* [Problem description]
Copy out the listing that follows, exactly, without its pictures.

* [Data]
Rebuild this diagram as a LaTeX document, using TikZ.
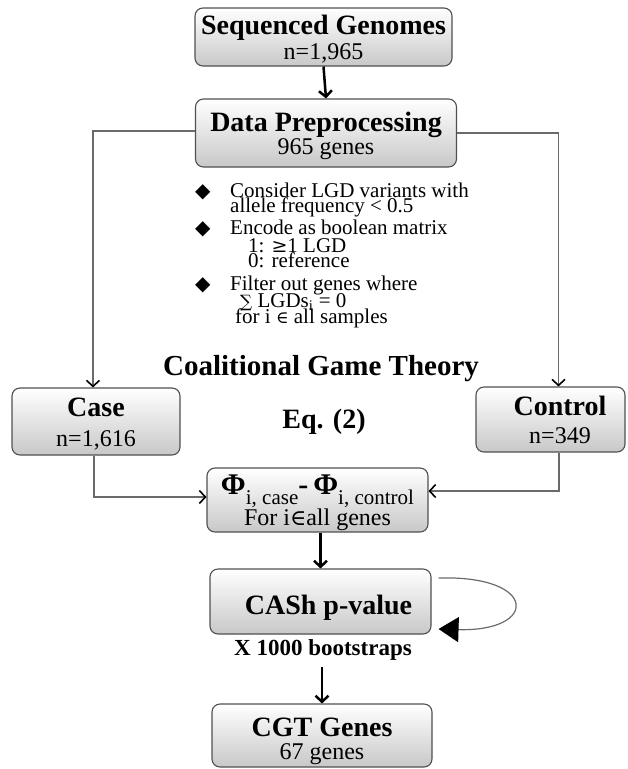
\documentclass[tikz,border=0pt]{standalone}
\usepackage{fontspec}
\setmainfont{Liberation Serif}
\newfontfamily\dvs{DejaVu Serif}
\newfontfamily\dvsans{DejaVu Sans}
\usetikzlibrary{arrows.meta}
\definecolor{boxline}{HTML}{505050}
\definecolor{connc}{HTML}{6A6A6A}
\definecolor{shadebot}{HTML}{C8C8C8}
\newcommand\TitleF{\bfseries\fontsize{28}{28}\selectfont}
\newcommand\SubF{\fontsize{24}{25}\selectfont}
\newcommand\SubsF{\fontsize{21}{21}\selectfont}
\newcommand\BulF{\fontsize{21}{15}\selectfont\lineskiplimit=-50pt\relax}
\newcommand\dia{{\dvsans\fontsize{20}{15}\selectfont ◆}}
\newcommand\vstrut[1]{\rule{0pt}{#1pt}}
\begin{document}
\begin{tikzpicture}[x=1pt,y=-1pt,
  box/.style={draw=boxline, line width=1.1pt, rounded corners=8pt,
    top color=white, bottom color=shadebot, align=center, inner sep=0pt, font=\SubF},
  conn/.style={draw=connc, line width=1.3pt,
    -{Straight Barb[length=6pt,width=13pt,line width=1.6pt,color=black]}},
  bigarrow/.style={draw=black, line width=2.5pt, -{Straight Barb[length=6pt,width=13pt]}},
  loopline/.style={draw=connc, line width=1.2pt, -{Triangle[length=20pt,width=25pt,color=black]}}]
\useasboundingbox (0,0) rectangle (628,769);

\node[box, minimum width=257pt, minimum height=58pt] (sg) at (323.5,37)
  {\vstrut{24.4}{\TitleF Sequenced Genomes}\\[0pt]n=1,965};
\node[box, minimum width=261pt, minimum height=68pt] (dp) at (326,133)
  {\vstrut{26}{\TitleF Data Preprocessing}\\[-2pt]965 genes};
\node[box, minimum width=168pt, minimum height=67pt] (case) at (96,421.5)
  {\vstrut{23.5}{\TitleF Case}\\[5pt]n=1,616};
\node[box, minimum width=149pt, minimum height=65pt] (control) at (550.5,419.5)
  {\hspace*{19pt}{\TitleF Control}\\[3pt]\hspace*{19pt}n=349};
\node[box, minimum width=221pt, minimum height=64pt] (phi) at (317.5,500)
  {\vstrut{26}{\bfseries\fontsize{30}{30}\selectfont Φ}\raisebox{-10pt}{\SubsF i, case}{\bfseries\fontsize{30}{30}\selectfont -\,Φ}\raisebox{-10pt}{\SubsF i, control}\\[0pt]
   For i{\dvs\fontsize{22}{22}\selectfont ∈}all genes};
\node[box, minimum width=221pt, minimum height=65pt] (cash) at (320.5,601.5)
  {\vstrut{32}\hspace*{16pt}{\TitleF CASh p-value}};
\node[box, minimum width=220pt, minimum height=63pt] (cgt) at (322,735.5)
  {\vstrut{29.5}{\TitleF CGT Genes}\\[-2pt]67 genes};

\node[anchor=base west, align=left, font=\BulF, inner sep=0pt] (bul) at (195,323)
  {\makebox[35pt][l]{\dia}Consider LGD variants with\\
   \hspace*{35pt}allele frequency < 0.5\\[7pt]
   \makebox[35pt][l]{\dia}Encode as boolean matrix\\[3pt]
   \hspace*{53pt}1: {\dvs\fontsize{19}{15}\selectfont ≥}1 LGD\\
   \hspace*{53pt}0: reference\\[8pt]
   \makebox[35pt][l]{\dia}Filter out genes where\\[2pt]
   \hspace*{45pt}{\dvs\fontsize{17}{15}\selectfont ∑} LGDs\textsubscript{i} = 0\\[1pt]
   \hspace*{40pt}for i {\dvs\fontsize{17}{15}\selectfont ∈} all samples};

\node[anchor=base, inner sep=0pt, font=\bfseries\fontsize{29}{29}\selectfont] (cgtheory) at (321,375) {Coalitional Game Theory};
\node[anchor=base, inner sep=0pt, font=\TitleF] (eq) at (324,428) {Eq. (2)};
\node[anchor=base, inner sep=0pt, font=\bfseries\fontsize{23}{23}\selectfont] (boot) at (323,655) {X 1000 bootstraps};

\draw[bigarrow] (sg.south) -- (dp.north);
\draw[conn] ([yshift=2pt]dp.west) -| ([xshift=-3pt]case.north);
\draw[conn] (dp.east) -| ([xshift=8pt]control.north);
\draw[conn] ([xshift=-2pt]case.south) |- ([yshift=3pt]phi.west);
\draw[conn] ([xshift=8.5pt]control.south) |- ([yshift=9pt]phi.east);
\draw[bigarrow] ([xshift=3pt]phi.south) -- ([xshift=3pt]phi.south |- cash.north);
\draw[bigarrow] ([yshift=-7pt]boot.south -| cgt.north) -- (cgt.north);

\coordinate (la) at ([xshift=7pt,yshift=23.5pt]cash.east);
\coordinate (lb) at ([xshift=7pt,yshift=-27.5pt]cash.east);
\draw[loopline] (la) .. controls +(100,-3) and +(100,3) .. (lb);
\end{tikzpicture}
\end{document}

* [Result of the exercise]
Rebuild this diagram as a LaTeX document, using TikZ.
\documentclass[tikz,border=0pt]{standalone}
\usepackage{fontspec}
\setmainfont{Liberation Serif}
\newfontfamily\dvs{DejaVu Serif}
\newfontfamily\dvsans{DejaVu Sans}
\usetikzlibrary{arrows.meta}
\definecolor{boxline}{HTML}{505050}
\definecolor{connc}{HTML}{6A6A6A}
\definecolor{shadebot}{HTML}{C8C8C8}
\newcommand\TitleF{\bfseries\fontsize{28}{28}\selectfont}
\newcommand\SubF{\fontsize{24}{25}\selectfont}
\newcommand\SubsF{\fontsize{21}{21}\selectfont}
\newcommand\BulF{\fontsize{21}{15}\selectfont\lineskiplimit=-50pt\relax}
\newcommand\dia{{\dvsans\fontsize{20}{15}\selectfont ◆}}
\newcommand\vstrut[1]{\rule{0pt}{#1pt}}
\begin{document}
\begin{tikzpicture}[x=1pt,y=-1pt,
  box/.style={draw=boxline, line width=1.1pt, rounded corners=8pt,
    top color=white, bottom color=shadebot, align=center, inner sep=0pt, font=\SubF},
  conn/.style={draw=connc, line width=1.3pt,
    -{Straight Barb[length=6pt,width=13pt,line width=1.6pt,color=black]}},
  bigarrow/.style={draw=black, line width=2.5pt, -{Straight Barb[length=6pt,width=13pt]}},
  loopline/.style={draw=connc, line width=1.2pt, -{Triangle[length=20pt,width=25pt,color=black]}}]
\useasboundingbox (0,0) rectangle (628,769);

\node[box, minimum width=257pt, minimum height=58pt] (sg) at (323.5,37)
  {\vstrut{24.4}{\TitleF Sequenced Genomes}\\[0pt]n=1,965};
\node[box, minimum width=261pt, minimum height=68pt] (dp) at (326,133)
  {\vstrut{26}{\TitleF Data Preprocessing}\\[-2pt]965 genes};
\node[box, minimum width=168pt, minimum height=67pt] (case) at (96,421.5)
  {\vstrut{23.5}{\TitleF Case}\\[5pt]n=1,616};
\node[box, minimum width=149pt, minimum height=65pt] (control) at (550.5,419.5)
  {\hspace*{19pt}{\TitleF Control}\\[3pt]\hspace*{19pt}n=349};
\node[box, minimum width=221pt, minimum height=64pt] (phi) at (317.5,500)
  {\vstrut{26}{\bfseries\fontsize{30}{30}\selectfont Φ}\raisebox{-10pt}{\SubsF i, case}{\bfseries\fontsize{30}{30}\selectfont -\,Φ}\raisebox{-10pt}{\SubsF i, control}\\[0pt]
   For i{\dvs\fontsize{22}{22}\selectfont ∈}all genes};
\node[box, minimum width=221pt, minimum height=65pt] (cash) at (320.5,601.5)
  {\vstrut{32}\hspace*{16pt}{\TitleF CASh p-value}};
\node[box, minimum width=220pt, minimum height=63pt] (cgt) at (322,735.5)
  {\vstrut{29.5}{\TitleF CGT Genes}\\[-2pt]67 genes};

\node[anchor=base west, align=left, font=\BulF, inner sep=0pt] (bul) at (195,323)
  {\makebox[35pt][l]{\dia}Consider LGD variants with\\
   \hspace*{35pt}allele frequency < 0.5\\[7pt]
   \makebox[35pt][l]{\dia}Encode as boolean matrix\\[3pt]
   \hspace*{53pt}1: {\dvs\fontsize{19}{15}\selectfont ≥}1 LGD\\
   \hspace*{53pt}0: reference\\[8pt]
   \makebox[35pt][l]{\dia}Filter out genes where\\[2pt]
   \hspace*{45pt}{\dvs\fontsize{17}{15}\selectfont ∑} LGDs\textsubscript{i} = 0\\[1pt]
   \hspace*{40pt}for i {\dvs\fontsize{17}{15}\selectfont ∈} all samples};

\node[anchor=base, inner sep=0pt, font=\bfseries\fontsize{29}{29}\selectfont] (cgtheory) at (321,375) {Coalitional Game Theory};
\node[anchor=base, inner sep=0pt, font=\TitleF] (eq) at (324,428) {Eq. (2)};
\node[anchor=base, inner sep=0pt, font=\bfseries\fontsize{23}{23}\selectfont] (boot) at (323,655) {X 1000 bootstraps};

\draw[bigarrow] (sg.south) -- (dp.north);
\draw[conn] ([yshift=2pt]dp.west) -| ([xshift=-3pt]case.north);
\draw[conn] (dp.east) -| ([xshift=8pt]control.north);
\draw[conn] ([xshift=-2pt]case.south) |- ([yshift=3pt]phi.west);
\draw[conn] ([xshift=8.5pt]control.south) |- ([yshift=9pt]phi.east);
\draw[bigarrow] ([xshift=3pt]phi.south) -- ([xshift=3pt]phi.south |- cash.north);
\draw[bigarrow] ([yshift=-7pt]boot.south -| cgt.north) -- (cgt.north);

\coordinate (la) at ([xshift=7pt,yshift=23.5pt]cash.east);
\coordinate (lb) at ([xshift=7pt,yshift=-27.5pt]cash.east);
\draw[loopline] (la) .. controls +(100,-3) and +(100,3) .. (lb);
\end{tikzpicture}
\end{document}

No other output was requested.